◆ RECORDED INFORMATION
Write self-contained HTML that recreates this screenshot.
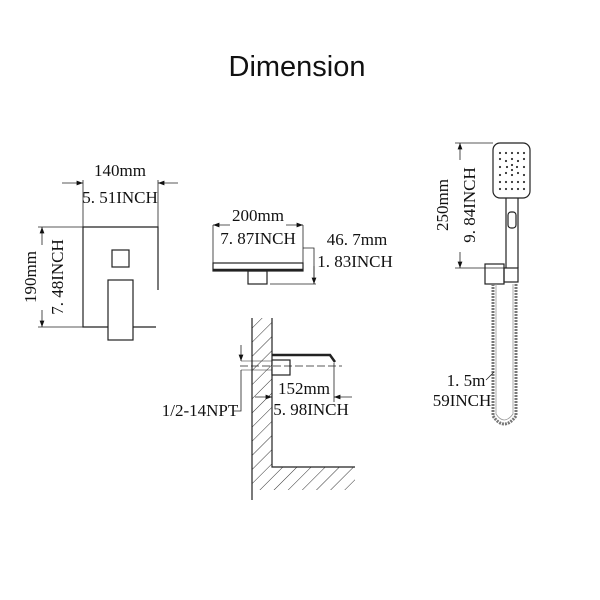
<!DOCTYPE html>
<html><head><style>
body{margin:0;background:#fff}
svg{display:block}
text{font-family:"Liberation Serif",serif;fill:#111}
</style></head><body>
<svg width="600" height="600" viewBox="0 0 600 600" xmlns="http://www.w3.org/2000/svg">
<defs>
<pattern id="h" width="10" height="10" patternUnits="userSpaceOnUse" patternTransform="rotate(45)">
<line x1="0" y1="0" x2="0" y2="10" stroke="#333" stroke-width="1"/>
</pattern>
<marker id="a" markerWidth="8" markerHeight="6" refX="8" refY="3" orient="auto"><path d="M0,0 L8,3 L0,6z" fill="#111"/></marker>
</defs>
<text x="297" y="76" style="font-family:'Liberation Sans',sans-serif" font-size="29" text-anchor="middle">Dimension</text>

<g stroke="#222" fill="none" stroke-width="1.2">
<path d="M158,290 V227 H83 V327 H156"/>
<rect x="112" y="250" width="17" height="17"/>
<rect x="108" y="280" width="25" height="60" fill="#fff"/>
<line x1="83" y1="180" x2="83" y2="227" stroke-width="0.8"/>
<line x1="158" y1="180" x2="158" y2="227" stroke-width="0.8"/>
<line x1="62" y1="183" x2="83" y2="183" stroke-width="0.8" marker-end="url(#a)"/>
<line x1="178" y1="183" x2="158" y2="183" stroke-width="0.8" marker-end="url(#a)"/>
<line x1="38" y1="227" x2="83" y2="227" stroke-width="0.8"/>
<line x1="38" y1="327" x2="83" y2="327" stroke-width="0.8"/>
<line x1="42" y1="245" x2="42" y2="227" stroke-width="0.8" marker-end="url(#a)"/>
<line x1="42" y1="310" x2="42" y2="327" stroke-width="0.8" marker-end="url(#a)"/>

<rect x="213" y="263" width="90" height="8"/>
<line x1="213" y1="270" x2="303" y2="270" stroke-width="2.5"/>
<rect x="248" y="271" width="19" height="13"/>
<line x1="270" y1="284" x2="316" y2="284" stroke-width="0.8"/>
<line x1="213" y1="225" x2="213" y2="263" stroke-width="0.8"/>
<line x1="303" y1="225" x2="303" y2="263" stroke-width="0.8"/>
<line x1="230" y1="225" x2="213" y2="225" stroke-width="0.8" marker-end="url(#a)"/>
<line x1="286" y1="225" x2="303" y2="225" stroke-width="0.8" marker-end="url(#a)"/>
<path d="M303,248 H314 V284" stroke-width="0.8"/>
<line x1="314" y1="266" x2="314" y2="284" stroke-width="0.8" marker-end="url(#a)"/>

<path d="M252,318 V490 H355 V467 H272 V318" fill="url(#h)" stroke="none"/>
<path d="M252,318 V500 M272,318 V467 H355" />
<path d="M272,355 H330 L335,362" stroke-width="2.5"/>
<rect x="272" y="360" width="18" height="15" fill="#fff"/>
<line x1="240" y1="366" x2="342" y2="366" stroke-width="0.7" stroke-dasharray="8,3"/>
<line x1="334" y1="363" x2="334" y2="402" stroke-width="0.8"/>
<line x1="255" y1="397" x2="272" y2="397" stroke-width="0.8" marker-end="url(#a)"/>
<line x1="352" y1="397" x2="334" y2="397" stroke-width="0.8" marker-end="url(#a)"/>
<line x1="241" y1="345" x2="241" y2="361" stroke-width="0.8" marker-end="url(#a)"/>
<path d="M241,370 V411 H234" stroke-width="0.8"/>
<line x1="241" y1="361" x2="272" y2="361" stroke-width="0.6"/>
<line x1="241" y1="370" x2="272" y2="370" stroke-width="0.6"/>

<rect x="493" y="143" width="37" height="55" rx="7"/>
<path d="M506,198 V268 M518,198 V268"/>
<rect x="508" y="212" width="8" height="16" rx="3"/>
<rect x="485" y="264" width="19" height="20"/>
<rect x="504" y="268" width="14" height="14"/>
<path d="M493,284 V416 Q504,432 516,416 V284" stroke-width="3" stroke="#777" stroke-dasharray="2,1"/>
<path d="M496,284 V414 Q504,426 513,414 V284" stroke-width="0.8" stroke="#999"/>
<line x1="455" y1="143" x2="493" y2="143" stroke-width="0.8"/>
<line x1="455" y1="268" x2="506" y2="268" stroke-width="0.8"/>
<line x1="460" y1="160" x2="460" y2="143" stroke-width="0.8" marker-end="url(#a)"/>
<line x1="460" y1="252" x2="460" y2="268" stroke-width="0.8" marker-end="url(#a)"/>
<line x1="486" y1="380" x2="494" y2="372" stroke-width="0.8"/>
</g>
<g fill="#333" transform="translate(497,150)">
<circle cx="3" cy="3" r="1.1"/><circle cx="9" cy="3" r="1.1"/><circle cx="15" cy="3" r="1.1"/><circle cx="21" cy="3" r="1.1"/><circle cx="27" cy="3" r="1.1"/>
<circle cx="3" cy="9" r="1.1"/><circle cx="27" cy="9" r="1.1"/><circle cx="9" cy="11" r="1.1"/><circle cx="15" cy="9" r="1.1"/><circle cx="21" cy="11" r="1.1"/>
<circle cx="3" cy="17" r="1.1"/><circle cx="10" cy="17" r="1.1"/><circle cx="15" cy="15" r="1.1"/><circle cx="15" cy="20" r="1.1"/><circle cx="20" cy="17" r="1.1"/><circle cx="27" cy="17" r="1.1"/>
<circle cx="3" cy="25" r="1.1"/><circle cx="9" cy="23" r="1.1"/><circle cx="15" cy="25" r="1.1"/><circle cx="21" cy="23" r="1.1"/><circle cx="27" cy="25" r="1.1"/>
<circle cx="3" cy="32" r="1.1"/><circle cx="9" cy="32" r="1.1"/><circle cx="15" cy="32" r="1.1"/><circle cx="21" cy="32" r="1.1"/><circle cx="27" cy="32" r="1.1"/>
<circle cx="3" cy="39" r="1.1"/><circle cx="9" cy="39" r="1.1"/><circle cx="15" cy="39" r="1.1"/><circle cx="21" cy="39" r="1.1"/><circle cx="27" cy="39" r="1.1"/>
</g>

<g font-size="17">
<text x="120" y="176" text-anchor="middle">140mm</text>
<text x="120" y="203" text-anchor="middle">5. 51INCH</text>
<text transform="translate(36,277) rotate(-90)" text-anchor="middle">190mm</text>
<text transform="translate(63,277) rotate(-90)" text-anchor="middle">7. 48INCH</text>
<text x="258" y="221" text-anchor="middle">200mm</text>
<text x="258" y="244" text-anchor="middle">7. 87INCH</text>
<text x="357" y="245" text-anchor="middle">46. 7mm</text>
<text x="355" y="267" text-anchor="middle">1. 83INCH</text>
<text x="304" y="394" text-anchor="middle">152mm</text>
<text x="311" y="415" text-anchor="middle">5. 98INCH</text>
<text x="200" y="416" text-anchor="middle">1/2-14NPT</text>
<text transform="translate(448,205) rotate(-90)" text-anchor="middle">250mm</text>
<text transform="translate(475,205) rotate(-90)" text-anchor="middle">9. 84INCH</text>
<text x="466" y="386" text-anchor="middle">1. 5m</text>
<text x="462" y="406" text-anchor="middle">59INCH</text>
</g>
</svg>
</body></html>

◆ DIRECTION
Please transcribe the material above exactly as written. Leave the pictures out.

◆ PROBLEM SOLUTION
Write self-contained HTML that recreates this screenshot.
<!DOCTYPE html>
<html><head><style>
body{margin:0;background:#fff}
svg{display:block}
text{font-family:"Liberation Serif",serif;fill:#111}
</style></head><body>
<svg width="600" height="600" viewBox="0 0 600 600" xmlns="http://www.w3.org/2000/svg">
<defs>
<pattern id="h" width="10" height="10" patternUnits="userSpaceOnUse" patternTransform="rotate(45)">
<line x1="0" y1="0" x2="0" y2="10" stroke="#333" stroke-width="1"/>
</pattern>
<marker id="a" markerWidth="8" markerHeight="6" refX="8" refY="3" orient="auto"><path d="M0,0 L8,3 L0,6z" fill="#111"/></marker>
</defs>
<text x="297" y="76" style="font-family:'Liberation Sans',sans-serif" font-size="29" text-anchor="middle">Dimension</text>

<g stroke="#222" fill="none" stroke-width="1.2">
<path d="M158,290 V227 H83 V327 H156"/>
<rect x="112" y="250" width="17" height="17"/>
<rect x="108" y="280" width="25" height="60" fill="#fff"/>
<line x1="83" y1="180" x2="83" y2="227" stroke-width="0.8"/>
<line x1="158" y1="180" x2="158" y2="227" stroke-width="0.8"/>
<line x1="62" y1="183" x2="83" y2="183" stroke-width="0.8" marker-end="url(#a)"/>
<line x1="178" y1="183" x2="158" y2="183" stroke-width="0.8" marker-end="url(#a)"/>
<line x1="38" y1="227" x2="83" y2="227" stroke-width="0.8"/>
<line x1="38" y1="327" x2="83" y2="327" stroke-width="0.8"/>
<line x1="42" y1="245" x2="42" y2="227" stroke-width="0.8" marker-end="url(#a)"/>
<line x1="42" y1="310" x2="42" y2="327" stroke-width="0.8" marker-end="url(#a)"/>

<rect x="213" y="263" width="90" height="8"/>
<line x1="213" y1="270" x2="303" y2="270" stroke-width="2.5"/>
<rect x="248" y="271" width="19" height="13"/>
<line x1="270" y1="284" x2="316" y2="284" stroke-width="0.8"/>
<line x1="213" y1="225" x2="213" y2="263" stroke-width="0.8"/>
<line x1="303" y1="225" x2="303" y2="263" stroke-width="0.8"/>
<line x1="230" y1="225" x2="213" y2="225" stroke-width="0.8" marker-end="url(#a)"/>
<line x1="286" y1="225" x2="303" y2="225" stroke-width="0.8" marker-end="url(#a)"/>
<path d="M303,248 H314 V284" stroke-width="0.8"/>
<line x1="314" y1="266" x2="314" y2="284" stroke-width="0.8" marker-end="url(#a)"/>

<path d="M252,318 V490 H355 V467 H272 V318" fill="url(#h)" stroke="none"/>
<path d="M252,318 V500 M272,318 V467 H355" />
<path d="M272,355 H330 L335,362" stroke-width="2.5"/>
<rect x="272" y="360" width="18" height="15" fill="#fff"/>
<line x1="240" y1="366" x2="342" y2="366" stroke-width="0.7" stroke-dasharray="8,3"/>
<line x1="334" y1="363" x2="334" y2="402" stroke-width="0.8"/>
<line x1="255" y1="397" x2="272" y2="397" stroke-width="0.8" marker-end="url(#a)"/>
<line x1="352" y1="397" x2="334" y2="397" stroke-width="0.8" marker-end="url(#a)"/>
<line x1="241" y1="345" x2="241" y2="361" stroke-width="0.8" marker-end="url(#a)"/>
<path d="M241,370 V411 H234" stroke-width="0.8"/>
<line x1="241" y1="361" x2="272" y2="361" stroke-width="0.6"/>
<line x1="241" y1="370" x2="272" y2="370" stroke-width="0.6"/>

<rect x="493" y="143" width="37" height="55" rx="7"/>
<path d="M506,198 V268 M518,198 V268"/>
<rect x="508" y="212" width="8" height="16" rx="3"/>
<rect x="485" y="264" width="19" height="20"/>
<rect x="504" y="268" width="14" height="14"/>
<path d="M493,284 V416 Q504,432 516,416 V284" stroke-width="3" stroke="#777" stroke-dasharray="2,1"/>
<path d="M496,284 V414 Q504,426 513,414 V284" stroke-width="0.8" stroke="#999"/>
<line x1="455" y1="143" x2="493" y2="143" stroke-width="0.8"/>
<line x1="455" y1="268" x2="506" y2="268" stroke-width="0.8"/>
<line x1="460" y1="160" x2="460" y2="143" stroke-width="0.8" marker-end="url(#a)"/>
<line x1="460" y1="252" x2="460" y2="268" stroke-width="0.8" marker-end="url(#a)"/>
<line x1="486" y1="380" x2="494" y2="372" stroke-width="0.8"/>
</g>
<g fill="#333" transform="translate(497,150)">
<circle cx="3" cy="3" r="1.1"/><circle cx="9" cy="3" r="1.1"/><circle cx="15" cy="3" r="1.1"/><circle cx="21" cy="3" r="1.1"/><circle cx="27" cy="3" r="1.1"/>
<circle cx="3" cy="9" r="1.1"/><circle cx="27" cy="9" r="1.1"/><circle cx="9" cy="11" r="1.1"/><circle cx="15" cy="9" r="1.1"/><circle cx="21" cy="11" r="1.1"/>
<circle cx="3" cy="17" r="1.1"/><circle cx="10" cy="17" r="1.1"/><circle cx="15" cy="15" r="1.1"/><circle cx="15" cy="20" r="1.1"/><circle cx="20" cy="17" r="1.1"/><circle cx="27" cy="17" r="1.1"/>
<circle cx="3" cy="25" r="1.1"/><circle cx="9" cy="23" r="1.1"/><circle cx="15" cy="25" r="1.1"/><circle cx="21" cy="23" r="1.1"/><circle cx="27" cy="25" r="1.1"/>
<circle cx="3" cy="32" r="1.1"/><circle cx="9" cy="32" r="1.1"/><circle cx="15" cy="32" r="1.1"/><circle cx="21" cy="32" r="1.1"/><circle cx="27" cy="32" r="1.1"/>
<circle cx="3" cy="39" r="1.1"/><circle cx="9" cy="39" r="1.1"/><circle cx="15" cy="39" r="1.1"/><circle cx="21" cy="39" r="1.1"/><circle cx="27" cy="39" r="1.1"/>
</g>

<g font-size="17">
<text x="120" y="176" text-anchor="middle">140mm</text>
<text x="120" y="203" text-anchor="middle">5. 51INCH</text>
<text transform="translate(36,277) rotate(-90)" text-anchor="middle">190mm</text>
<text transform="translate(63,277) rotate(-90)" text-anchor="middle">7. 48INCH</text>
<text x="258" y="221" text-anchor="middle">200mm</text>
<text x="258" y="244" text-anchor="middle">7. 87INCH</text>
<text x="357" y="245" text-anchor="middle">46. 7mm</text>
<text x="355" y="267" text-anchor="middle">1. 83INCH</text>
<text x="304" y="394" text-anchor="middle">152mm</text>
<text x="311" y="415" text-anchor="middle">5. 98INCH</text>
<text x="200" y="416" text-anchor="middle">1/2-14NPT</text>
<text transform="translate(448,205) rotate(-90)" text-anchor="middle">250mm</text>
<text transform="translate(475,205) rotate(-90)" text-anchor="middle">9. 84INCH</text>
<text x="466" y="386" text-anchor="middle">1. 5m</text>
<text x="462" y="406" text-anchor="middle">59INCH</text>
</g>
</svg>
</body></html>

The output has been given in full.